The S&P 500 hitting another all-time high just exposed Bitcoin’s real problem


Traders have been treating Bitcoin as a high-beta proxy for the same risk appetite driving Nvidia and the Mag-7, one that should move with equities on green days.

Instead, Bitcoin lost its $80,000 support and registered an intraday low of $78,759.70 on May 13, while the S&P 500 registered a new all-time high, QQQ rose 1.06%, and Nvidia added 2.84%.

This equity rally runs on earnings revisions, AI revenue, and buybacks, all of which bid up cash-flow assets and bypass liquidity ones.

A rally only the megacaps attended

The May 13 equity session was driven by strength in megacaps. Seven of eleven S&P 500 sectors closed lower, the Dow fell, and declining stocks outnumbered advancers on both the NYSE and Nasdaq, even as the index itself rose.

Signal May 13 read Why it matters
S&P 500 New ATH / green Headline risk-on signal
QQQ +1.06% Tech strength
Nvidia +2.84% AI/chip leadership
S&P sectors 7 of 11 down Weak breadth
NYSE/Nasdaq breadth Decliners > advancers Rally not broad
Bitcoin Lost $80k; low near $78,760 Liquidity assets left behind

The S&P 500 was green because the top 10 stocks, which now account for 36.5% of the index by market cap and are led by Nvidia, Apple, and Microsoft, were up.

Goldman Sachs estimates AI investment alone will drive roughly 40% of S&P 500 EPS growth this year, and the largest cloud infrastructure companies plan to spend approximately $670 billion in 2026.

Megacap tech carries EPS beats, AI revenue lines, buyback programs, forward guidance, and margin expansion into every macro headwind, all of which reinforce bids when rates climb.

Bitcoin’s bid mechanism is liquidity alone, which means that when liquidity tightens, and the equity rally concentrates in cash-flowing megacaps, Bitcoin absorbs the downside. Meanwhile, the earnings upside flows exclusively to cash-generating megacaps.

April’s PPI report compounded the problem, as producer prices rose 1.4% month over month and 6% year over year, the largest 12-month gain since December 2022. Energy led, with gasoline prices up 15.6% on the month.

That print pushed Fed hike expectations sharply higher, with traders assigning a 34.3% chance of a rate increase by December, up from roughly 15% a week earlier.

Treasury yields and the dollar both climbed on the release. For a non-yielding asset with no earnings offset, that combination functions as a direct tax on valuation.

Correlation without upside beta

K33 found that BTC’s 30-day correlation with Nasdaq remained above 0.7, confirming Bitcoin still trades within the equity macro cycle.

Nasdaq futures gained 27% between Mar. 30 and May 8, the strongest 30-day move in 16 years, yet K33 identified a pattern of when Nasdaq rises more than 10% over 30 trading days, BTC’s upside beta often fades.
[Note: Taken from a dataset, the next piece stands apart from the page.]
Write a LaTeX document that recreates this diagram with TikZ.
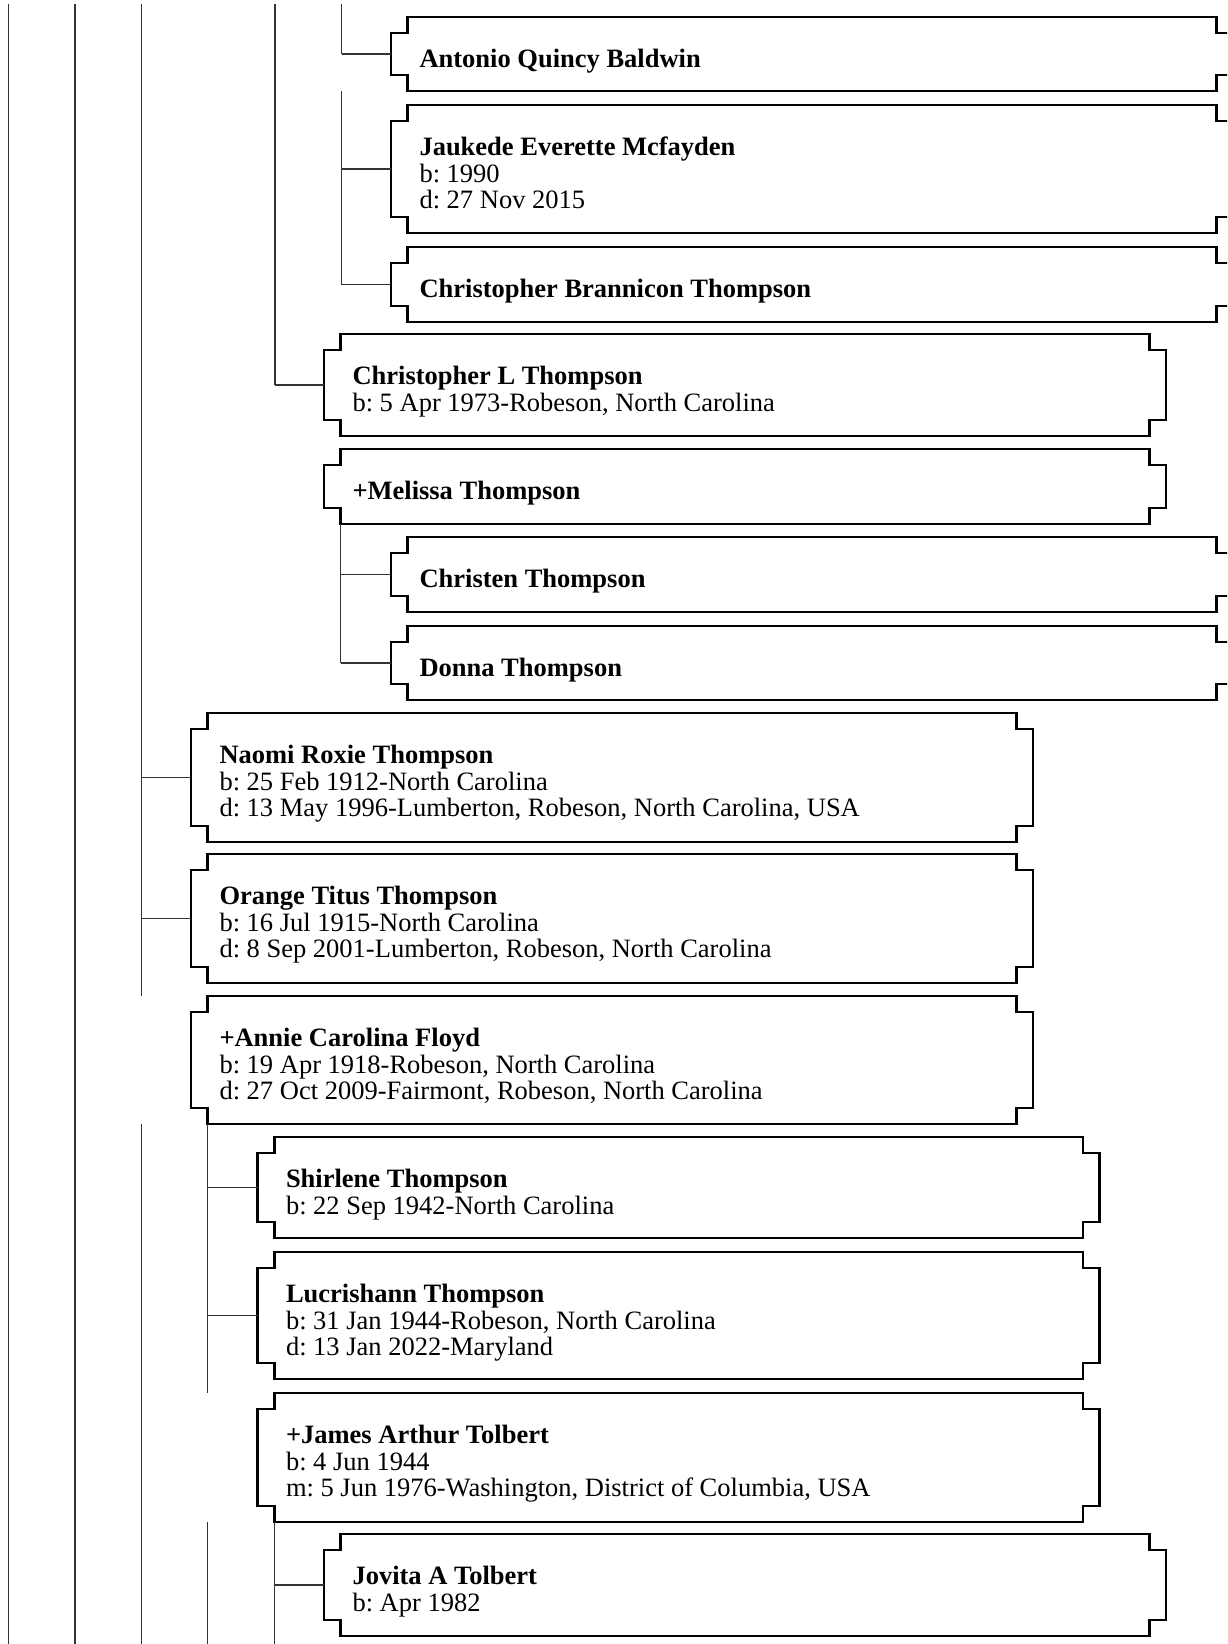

Bitcoin’s upside beta activates through broad liquidity expansion, and this rally concentrated gains in AI-linked earnings while BTC’s spot conditions deteriorated.

Bitcoin and Nasdaq correlationBitcoin and Nasdaq correlation
From Mar. 30 to May 13, Nvidia gained 45% and QQQ rose 28%, while Bitcoin added 4% before losing its $80,000 support.

Per Farside Investors data, spot Bitcoin ETFs drew $629.8 million on May 1, $532.3 million on May 4, and $467.3 million on May 5. Then the flows reversed to outflows of $268.5 million on May 7, $145.7 million on May 8, and $233.2 million on May 12.

BTC perpetual funding rates ran negative for 74 consecutive days going into this week, average daily BTC spot volume sat around $2.7 billion, and BTC closed below its 200-day moving average on every approach.

A market with negative funding, thin spot volume, and a 200-day moving average overhead requires a broad liquidity catalyst to break higher.

The Fed’s balance sheet stood at approximately $6.71 trillion in total assets as of May 6, with reserve balances at over $3 trillion and the Treasury General Account at $878 billion.